14. Were that to happen, in my opinion these taxations would proceed as if they were first taxations and would not require to be conducted pursuant to the procedure set out in Rule 101.20.
15. The objection of the plaintiff to these applications relied principally upon the unreported decision of Perry J in Winter and McDonald v Weekes (Judgment No 1023). That was an appeal from an order of a Master refusing an extension of time within which to file a Notice of Dispute and consideration by His Honour of what an application such as that at Bar should contain. At page 4 His Honour said:
"... It seems to me that they have had every opportunity to
comply with the rules up to now, and the affidavit filed in
support of the appeal gives no proper or sufficient explanation
for the failure to put in a notice of dispute in time.
Furthermore, there is no evidence before me, either in the
affidavit supporting the notice of appeal or otherwise, that the
appellants have serious objections to raise with respect to the
remainder of the bill. At the very least, if the appellants were
to be granted the indulgence they seek, one would expect to have a
clear indication of the specific items which they wish to
challenge, so that some evaluation could be made of the merits of
the arguments which they might wish to advance in opposition to
the taxation of those items and of the amount of money involved."
16. Mr Sykes submitted that there was no proper or adequate explanation of the failure to file the objections within time or at least bring in an application urgently prior to or on 14 December, 1993. They had notice that the long Bills were coming. Those Bills arrived correctly endorsed and nothing happened. In my opinion, having regard to the history of the conduct of this action by the defendants one could not be surprised by such lack of action. There has been a continual series of applications on their behalf for adjournments at every turn. They have received many indulgences in that regard over quite strenuous objections by the plaintiff's solicitors. At every turn the defendants have sought to draw out the conduct of these matters, both in chambers and then by appeals, all of which have failed. This attitude is further evidenced by the reaction to the short form Bills - "agree nothing" - when obviously there were matters which if not able to be agreed as to quantum were proper for an offer to be included in the Bill. Still that was not done and it should have been. That procedure was introduced into the Rules to save time and costs, not to become part of a process of delay where there is no doubt at all that an order for costs will be made. If the Rules are sought to be used for a purpose ulterior to their intent then that course must be adopted with the attendant risks.
17. Where not even the most obvious cost items of the plaintiff were acknowledged as having some entitlement it is too late to subsequently seek the indulgence of the Court when nothing at all happened when further Bills were delivered in accordance with the Rules. This failure by the defendants to adequately explain their behaviour, having regard to the history of both matters is, in my opinion, sufficient to defeat this application.

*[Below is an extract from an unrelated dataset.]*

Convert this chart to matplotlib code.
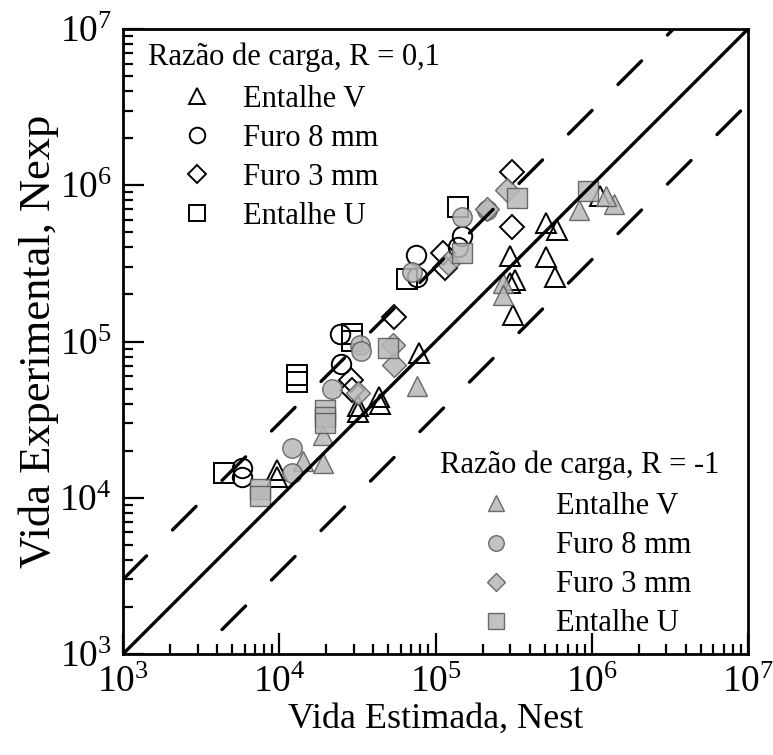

18. However, that is not all. There is no attempt to particularise the objections to the Bills except as to the broad percentages which I have mentioned. It is not possible therefore to have "some evaluation ... of the merits of the argument" (Perry J) sought to be advanced by the defendants. This is important in matters such as these where there is no doubt as to the defendants' liability for costs and it remains only a question of "how much". In my opinion this omission is also fatal.
19. Each application is refused. The plaintiff is to have its costs to be taxed or agreed.